As interpretações sobre a cidadania podem agrupar-se em quatro categorias: identidade que confere ao indivíduo; virtudes requeridas; extensão do compromisso político e participativo e os pré-requisitos sociais para o exercício efetivo da cidadania.

Sob o ponto de vista minimalista, a identidade configura-se em termos formais, legais e jurídicos. Na perspectiva mais ampla, abre-se um horizonte que envolve aspectos sociais, culturais e psicológicos. Esta ampliação de horizonte é humanitária, transcende o limite legal e busca uma visão de bem comum e de participação social.

Dentre as muitas virtudes que constituem a "segunda natureza do cidadão", destacam-se a lealdade e a responsabilidade. Na visão minimalista, essas duas qualidades são vistas basicamente como locais e imediatas. A atividade cidadã se volta para círculos mais próximos, da vizinhança, da proximidade geográfica. Na proposta maximalista, amplia-se a abrangência. Bloom explica que "a sociedade e suas leis definem o que é bom e o que é mau e a educação da sociedade civil forma os cidadãos."

No Encontro Brasil, discurso pronunciado no quarto Congresso Nacional dos Municípios no Rio de Janeiro, Jorge Lacerda (Democracia e Nação, 1960) acenava para a visão de nação que deveria mobilizar todos os cidadãos: "Aqui é o encontro do Brasil, nos seus sonhos e nas suas afirmações, no seu sacrifício e no seu heroísmo. E o que se evidenciou, mercê de Deus, foi a coexistência do sentimento do município com os altos sentimentos da nação. É o sentido exato do municipalismo, que não significa o insulamento nos quadros estreitos dos âmbitos locais. Assinalava T. S. Eliot que o organismo espiritual de uma nação é a integração natural e espontânea das expressões e realidades de um país. E é importante, dizia ele, que um homem se sinta não apenas cidadão de determinada parte de seu país, com lealdades locais."

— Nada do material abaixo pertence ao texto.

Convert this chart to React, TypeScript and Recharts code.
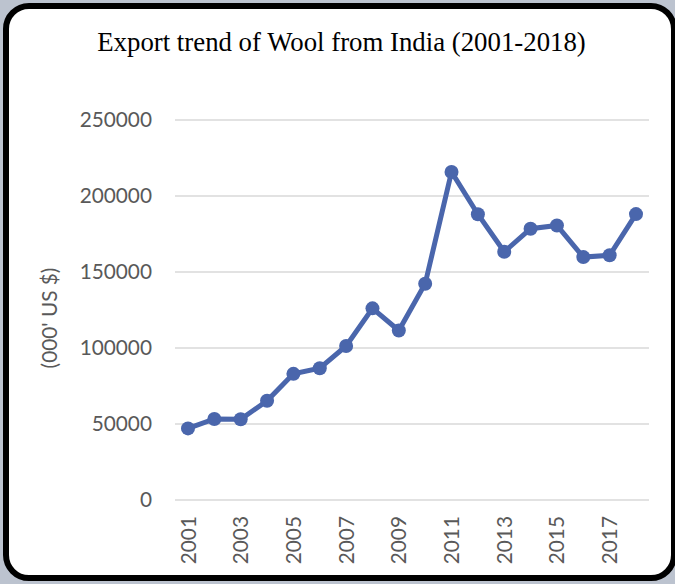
import { LineChart, Line, XAxis, YAxis, CartesianGrid } from "recharts";

const years = [
  "2001", "2002", "2003", "2004", "2005", "2006", "2007", "2008", "2009",
  "2010", "2011", "2012", "2013", "2014", "2015", "2016", "2017", "2018",
];
const exportValues = [
  47100, 53300, 53100, 65300, 83000, 86700, 101300, 126100, 111500,
  142300, 215800, 188000, 163300, 178500, 180600, 159800, 161000, 188100,
];
const yTicks = [0, 50000, 100000, 150000, 200000, 250000];

const LINE_COLOR = "#4A66AC";
const TICK_COLOR = "#595959";
const FONT = "Lato, 'Liberation Sans', sans-serif";

const data = years.map((year, i) => ({ year, value: exportValues[i] }));

// rotated year labels, reading bottom-to-top
function YearTick({ x, y, payload }: any) {
  return (
    <g transform={`translate(${x},${y})`}>
      <text
        transform="rotate(-90)"
        textAnchor="end"
        dy="0.36em"
        fill={TICK_COLOR}
        fontSize={20.8}
        fontFamily={FONT}
      >
        {payload.value}
      </text>
    </g>
  );
}

function AxisTitle({ viewBox }: any) {
  const cx = 49;
  const cy = viewBox.y + viewBox.height / 2 + 8;
  return (
    <text
      transform={`translate(${cx},${cy}) rotate(-90)`}
      textAnchor="middle"
      dy="0.36em"
      fill={TICK_COLOR}
      fontSize={20.8}
      fontFamily={FONT}
    >
      (000' US $)
    </text>
  );
}

export default function App() {
  return (
    <div
      style={{
        position: "absolute",
        left: 0,
        top: 0,
        width: 675,
        height: 584,
        background: "#bcc3cf",
        overflow: "hidden",
      }}
    >
      <div
        style={{
          position: "absolute",
          left: 3,
          top: 3,
          width: 674,
          height: 578,
          boxSizing: "border-box",
          border: "6px solid #000",
          borderRadius: 26,
          background: "#fff",
        }}
      />

      {/* Title */}
      <div
        style={{
          position: "absolute",
          left: 4,
          top: 27,
          width: 675,
          textAlign: "center",
          fontFamily: "'Liberation Serif', 'Times New Roman', serif",
          fontSize: 26.8,
          lineHeight: "30px",
          color: "#000",
        }}
      >
        Export trend of Wool from India (2001-2018)
      </div>

      <div style={{ position: "absolute", left: 0, top: 0 }}>
        <LineChart
          width={675}
          height={584}
          data={data}
          margin={{ top: 120, right: 26, bottom: 0, left: 75 }}
        >
          <CartesianGrid vertical={false} stroke="#d9d9d9" strokeWidth={1.5} />
          <XAxis
            dataKey="year"
            interval={1}
            padding={{ left: 13, right: 13 }}
            axisLine={false}
            tickLine={false}
            tickSize={0}
            tickMargin={16}
            height={84}
            tick={<YearTick />}
          />
          <YAxis
            domain={[0, 250000]}
            ticks={yTicks}
            width={100}
            axisLine={false}
            tickLine={false}
            tickSize={0}
            tickMargin={23}
            tick={{ fill: TICK_COLOR, fontSize: 20.8, fontFamily: FONT }}
            label={<AxisTitle />}
          />
          <Line
            type="linear"
            dataKey="value"
            stroke={LINE_COLOR}
            strokeWidth={5}
            dot={{ r: 7, fill: LINE_COLOR, stroke: "none" }}
            isAnimationActive={false}
          />
        </LineChart>
      </div>
    </div>
  );
}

Quanto ao compromisso político e à participação cidadã, na concepção minimalista, o cidadão é um indivíduo que busca representantes para o exercício dos seus direitos. No outro extremo, encontra-se o "empowerment" social, realizado através dos princípios de participação e subsidiariedade. Do princípio de subsidiariedade decorre a necessidade de desenvolver as pessoas e instituições intermediárias, situadas entre indivíduo e Estado, de modo que exerçam ao máximo a sua responsabilidade no seu próprio nível. Reforça-se portanto o princípio-chave do máximo de liberdade com o mínimo possível de controle.

Quanto aos pré-requisitos sociais, a concepção minimalista apenas abre espaço para aquilo que está definido na legislação. A educação das virtudes sociais, que corresponde à visão mais ampla, nutre-se do conceito de igualdade de direitos e reforça aspectos colaborativos e participativos da ação do cidadão na sociedade.

A abordagem minimalista da educação cidadã gera uma "socialização não-refletida" sobre as situações da vida da sociedade e propicia a extensão e a intensificação da erosão dos valores morais no tecido social, com a conseqüente falta de participação na solução dos problemas da cidade, favorecendo o fenômeno da apatia e do desinteresse pelo bem comum.